Posts Tagged MacBook

Let’s take a dive into XCode and Objective-C!

So, I’m diving into the pool!

I recently purchased a MacBook Pro for the sole purpose of developing software for the Mac/iPhone platform. It’s completely unknown to me and currently the XCode IDE looks nothing if not completely confusing compared to the friently intuitive interface of Microsoft Visual Studio that I’m used to ;)

What brought me to this point? Well, two things.

First, I’ve been wanting to dive into Objective-C for a little over a year now and started dabbling with it a while back on my old G4 Powerbook. I was impressed with the coolness of it, but being that I was developing on a G4 Powerbook, I was limited as by this time Apple had begun the mass migration to Intel based systems.

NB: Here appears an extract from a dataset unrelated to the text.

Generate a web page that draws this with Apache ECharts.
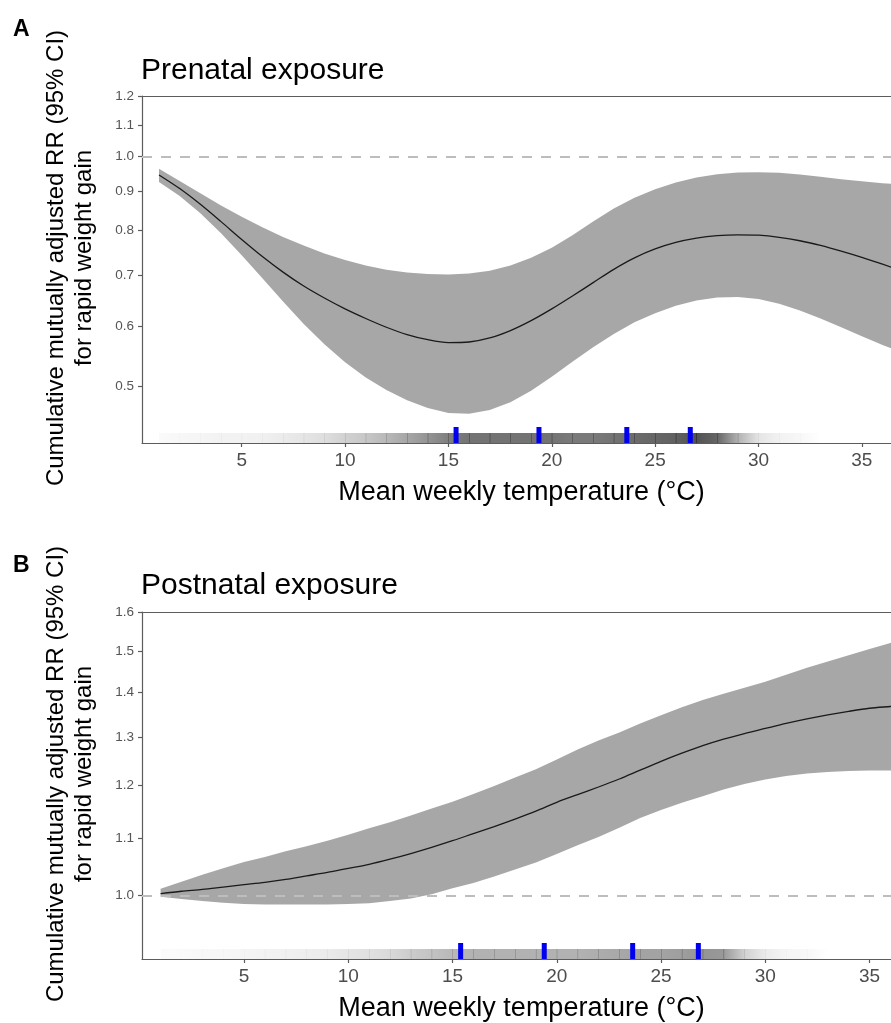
<!DOCTYPE html>
<html>
<head>
<meta charset="utf-8">
<script src="https://cdn.jsdelivr.net/npm/echarts@6/dist/echarts.min.js"></script>
<style>
html, body { margin: 0; padding: 0; background: #fff; overflow: hidden; }
#chart { width: 891px; height: 1023px; }
</style>
</head>
<body>
<div id="chart"></div>
<script>
// temperature grid (°C) shared by both panels
const temps = [1, 2, 3, 4, 5, 6, 7, 8, 9, 10, 11, 12, 13, 14, 15, 16, 17, 18, 19, 20,
  21, 22, 23, 24, 25, 26, 27, 28, 29, 30, 31, 32, 33, 34, 35, 36, 37];

// A: prenatal exposure
const rrPre = [0.946, 0.908, 0.866, 0.822, 0.779, 0.740, 0.706, 0.677, 0.653, 0.632,
  0.614, 0.598, 0.585, 0.576, 0.571, 0.572, 0.579, 0.592, 0.610, 0.632,
  0.657, 0.684, 0.712, 0.737, 0.757, 0.772, 0.782, 0.788, 0.790, 0.789,
  0.784, 0.776, 0.765, 0.752, 0.738, 0.723, 0.708];
const upPre = [0.964, 0.929, 0.895, 0.863, 0.834, 0.808, 0.785, 0.765, 0.747, 0.732,
  0.720, 0.711, 0.705, 0.702, 0.701, 0.703, 0.709, 0.720, 0.737, 0.760,
  0.789, 0.822, 0.855, 0.883, 0.906, 0.925, 0.939, 0.948, 0.953, 0.954,
  0.952, 0.947, 0.941, 0.934, 0.928, 0.923, 0.919];
const loPre = [0.926, 0.888, 0.843, 0.794, 0.743, 0.693, 0.646, 0.604, 0.568, 0.538,
  0.514, 0.495, 0.480, 0.469, 0.462, 0.461, 0.466, 0.477, 0.494, 0.515,
  0.539, 0.563, 0.586, 0.607, 0.624, 0.638, 0.648, 0.654, 0.655, 0.651,
  0.642, 0.629, 0.614, 0.598, 0.582, 0.567, 0.553];

// B: postnatal exposure
const rrPost = [1.003, 1.007, 1.010, 1.014, 1.018, 1.022, 1.027, 1.033, 1.039, 1.046,
  1.053, 1.062, 1.072, 1.083, 1.095, 1.108, 1.121, 1.135, 1.150, 1.167,
  1.182, 1.197, 1.213, 1.231, 1.249, 1.266, 1.282, 1.296, 1.308, 1.319,
  1.330, 1.340, 1.349, 1.357, 1.364, 1.368, 1.372];
const upPost = [1.011, 1.023, 1.035, 1.046, 1.057, 1.066, 1.076, 1.085, 1.095, 1.106,
  1.118, 1.129, 1.142, 1.155, 1.168, 1.183, 1.199, 1.216, 1.233, 1.253,
  1.274, 1.293, 1.310, 1.330, 1.348, 1.366, 1.383, 1.397, 1.411, 1.425,
  1.442, 1.459, 1.474, 1.489, 1.505, 1.520, 1.535];
const loPost = [0.998, 0.994, 0.991, 0.988, 0.986, 0.985, 0.985, 0.985, 0.985, 0.986,
  0.987, 0.991, 0.995, 1.002, 1.012, 1.021, 1.032, 1.044, 1.056, 1.071,
  1.087, 1.102, 1.119, 1.137, 1.152, 1.166, 1.179, 1.192, 1.203, 1.212,
  1.219, 1.224, 1.227, 1.229, 1.230, 1.230, 1.230];

// exposure distribution rug (shade per degree) and percentile marks
const rugTemps = [1, 2, 3, 4, 5, 6, 7, 8, 9, 10, 11, 12, 13, 14, 15, 16, 17, 18, 19, 20,
  21, 22, 23, 24, 25, 26, 27, 28, 29, 30, 31, 32, 33];
const rugPre = [0.02, 0.03, 0.04, 0.05, 0.05, 0.06, 0.08, 0.10, 0.13, 0.18,
  0.22, 0.28, 0.35, 0.42, 0.50, 0.55, 0.55, 0.55, 0.55, 0.55,
  0.52, 0.52, 0.55, 0.58, 0.60, 0.62, 0.68, 0.60, 0.30, 0.10,
  0.05, 0.03, 0.0];
const rugPost = [0.02, 0.02, 0.03, 0.03, 0.04, 0.05, 0.06, 0.07, 0.08, 0.10,
  0.12, 0.15, 0.20, 0.24, 0.28, 0.30, 0.30, 0.30, 0.30, 0.30,
  0.30, 0.32, 0.34, 0.36, 0.36, 0.38, 0.42, 0.40, 0.18, 0.08,
  0.04, 0.03, 0.0];
const pctPre = [15.37, 19.38, 23.63, 26.7];
const pctPost = [15.39, 19.4, 23.64, 26.79];

const yTicksPre = [0.5, 0.6, 0.7, 0.8, 0.9, 1.0, 1.1, 1.2];
const yTicksPost = [1.0, 1.1, 1.2, 1.3, 1.4, 1.5, 1.6];
const xTicks = [5, 10, 15, 20, 25, 30, 35];

const FONT = "'Liberation Sans', Arial, Helvetica, sans-serif";
const AXIS_COLOR = "#5c5c5c";
const yTitle = "Cumulative mutually adjusted RR (95% CI)\nfor rapid weight gain";

function bottomX(gridIndex, min, max) {
  return {
    gridIndex, type: "value", min, max, position: "bottom",
    name: "Mean weekly temperature (°C)",
    nameLocation: "middle",
    nameGap: 36,
    nameTextStyle: { color: "#000", fontSize: 27, fontFamily: FONT, padding: [0, 0, 0, 10] },
    axisLine: { lineStyle: { color: AXIS_COLOR, width: 1.2 } },
    axisTick: { length: 4, customValues: xTicks, lineStyle: { color: AXIS_COLOR, width: 1.2 } },
    axisLabel: { customValues: xTicks, margin: 8, color: "#4d4d4d", fontSize: 19, fontFamily: FONT },
    splitLine: { show: false },
  };
}

function topX(gridIndex, min, max) {
  return {
    gridIndex, type: "value", min, max, position: "top",
    axisLine: { lineStyle: { color: AXIS_COLOR, width: 1.2 } },
    axisTick: { show: false },
    axisLabel: { show: false },
    splitLine: { show: false },
  };
}

function logY(gridIndex, min, max, ticks) {
  return {
    gridIndex, type: "log", logBase: 10, min, max,
    axisLine: { show: true, lineStyle: { color: AXIS_COLOR, width: 1.2 } },
    axisTick: { show: true, length: 4, customValues: ticks, lineStyle: { color: AXIS_COLOR, width: 1.2 } },
    axisLabel: {
      customValues: ticks, margin: 8, color: "#555", fontSize: 13.5, fontFamily: FONT,
      formatter: (v) => Number(v).toFixed(1),
    },
    splitLine: { show: false },
    minorSplitLine: { show: false },
  };
}

function rugSeries(xAxisIndex, yAxisIndex, shades) {
  return {
    type: "custom", xAxisIndex, yAxisIndex, z: 1, silent: true,
    data: rugTemps.map((t, i) => [t, shades[i]]),
    renderItem(params, api) {
      const i = params.dataIndex;
      if (i >= rugTemps.length - 1) return null;
      const cs = params.coordSys;
      const x0 = api.coord([rugTemps[i], 1])[0];
      const x1 = api.coord([rugTemps[i + 1], 1])[0];
      return {
        type: "rect",
        shape: { x: x0, y: cs.y + cs.height - 10, width: x1 - x0 + 0.5, height: 10 },
        style: {
          fill: new echarts.graphic.LinearGradient(0, 0, 1, 0, [
            { offset: 0, color: `rgba(0,0,0,${shades[i]})` },
            { offset: 1, color: `rgba(0,0,0,${shades[i + 1]})` },
          ]),
        },
      };
    },
    markLine: {
      silent: true,
      symbol: ["none", "none"],
      label: { show: false },
      lineStyle: { color: "#bdbdbd", type: [10, 9], width: 2 },
      data: [{ yAxis: 1 }],
    },
  };
}

function bandSeries(xAxisIndex, yAxisIndex, lo, hi) {
  return {
    type: "custom", xAxisIndex, yAxisIndex, z: 3, silent: true,
    data: temps.map((t, i) => [t, lo[i], hi[i]]),
    encode: { x: 0, y: [1, 2] },
    renderItem(params, api) {
      if (params.dataIndex !== 0) return null;
      const top = temps.map((t, i) => api.coord([t, hi[i]]));
      const bottom = temps.map((t, i) => api.coord([t, lo[i]])).reverse();
      return {
        type: "polygon",
        shape: { points: top.concat(bottom) },
        style: { fill: "rgba(0,0,0,0.345)" },
      };
    },
  };
}

function pctSeries(xAxisIndex, yAxisIndex, pcts) {
  return {
    type: "custom", xAxisIndex, yAxisIndex, z: 5, silent: true,
    data: pcts.map((p) => [p, 1]),
    renderItem(params, api) {
      const cs = params.coordSys;
      const x = api.coord([api.value(0), 1])[0];
      return {
        type: "rect",
        shape: { x: x - 2.5, y: cs.y + cs.height - 16, width: 5, height: 16 },
        style: { fill: "#0000ee" },
      };
    },
  };
}

function lineSeries(xAxisIndex, yAxisIndex, values) {
  return {
    type: "line", xAxisIndex, yAxisIndex, z: 4, silent: true,
    data: temps.map((t, i) => [t, values[i]]),
    showSymbol: false,
    smooth: 0.3,
    lineStyle: { color: "#1a1a1a", width: 1.3 },
  };
}

function yName(y) {
  return {
    type: "text", x: 70, y, rotation: Math.PI / 2,
    style: {
      text: yTitle, fill: "#000", fontSize: 24, fontFamily: FONT,
      align: "center", verticalAlign: "middle", lineHeight: 28,
    },
  };
}

const chart = echarts.init(document.getElementById("chart"), null, { renderer: "canvas" });
chart.setOption({
  animation: false,
  backgroundColor: "#fff",
  grid: [
    { left: 142, top: 96, width: 749, height: 347 },
    { left: 142, top: 612, width: 749, height: 347 },
  ],
  xAxis: [
    bottomX(0, 0.177, 36.41),
    topX(0, 0.177, 36.41),
    bottomX(1, 0.108, 36.03),
    topX(1, 0.108, 36.03),
  ],
  yAxis: [
    logY(0, 0.422, 1.2, yTicksPre),
    logY(1, 0.9, 1.6, yTicksPost),
  ],
  graphic: [
    { type: "text", left: 13, top: 18, style: { text: "A", fill: "#000", fontSize: 23, fontWeight: "bold", fontFamily: FONT } },
    { type: "text", left: 13, top: 554, style: { text: "B", fill: "#000", fontSize: 23, fontWeight: "bold", fontFamily: FONT } },
    { type: "text", left: 141, top: 56, style: { text: "Prenatal exposure", fill: "#000", fontSize: 30, fontFamily: FONT } },
    { type: "text", left: 141, top: 571, style: { text: "Postnatal exposure", fill: "#000", fontSize: 30, fontFamily: FONT } },
    yName(258),
    yName(774),
  ],
  series: [
    rugSeries(0, 0, rugPre),
    bandSeries(0, 0, loPre, upPre),
    lineSeries(0, 0, rrPre),
    pctSeries(0, 0, pctPre),
    rugSeries(2, 1, rugPost),
    bandSeries(2, 1, loPost, upPost),
    lineSeries(2, 1, rrPost),
    pctSeries(2, 1, pctPost),
  ],
});
</script>
</body>
</html>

Second is that I want to develop applications for the iPhone. Not to make a mint or anything, more or less because I think I have some good ideas on programs people would use. Like how Apple provided the iTunes controller, well, hows about a WWWinamp controller for the iPhone? Perhaps one that lets you search your library locally on the iPhone without even connecting to WWWinamp?

I started down this path because there’s currently a program for sale on the iTunes App Store that lets you control your instance of WinAmp remotely… for $4.99!!! What the crap?! I was floored that the author would expect that kinda money for a program when there are PLENTY of other FREE alternatives out on the web (like WinAmp Remote, AjaxAmp or WWWinamp). I made it my mission to release a comparable program ;)

It’s just going to take a month or so to ramp up on the new IDE and learn how to do SOAP calls and whatnot. Should be a fun adventure though! My wife begins the final semester of her Teaching Credential program in a couple weeks, so I’ll have four nights a week alone to myself to nerd out and gorge on Hot Pockets! ;)

I have another version of WWWinamp in the works as well. This is basically some code modernization for sections that I wrote over a year ago. Updating things to use Generic Methods and whatnot. You know, fun .NET stuff ;)

Cheers! :)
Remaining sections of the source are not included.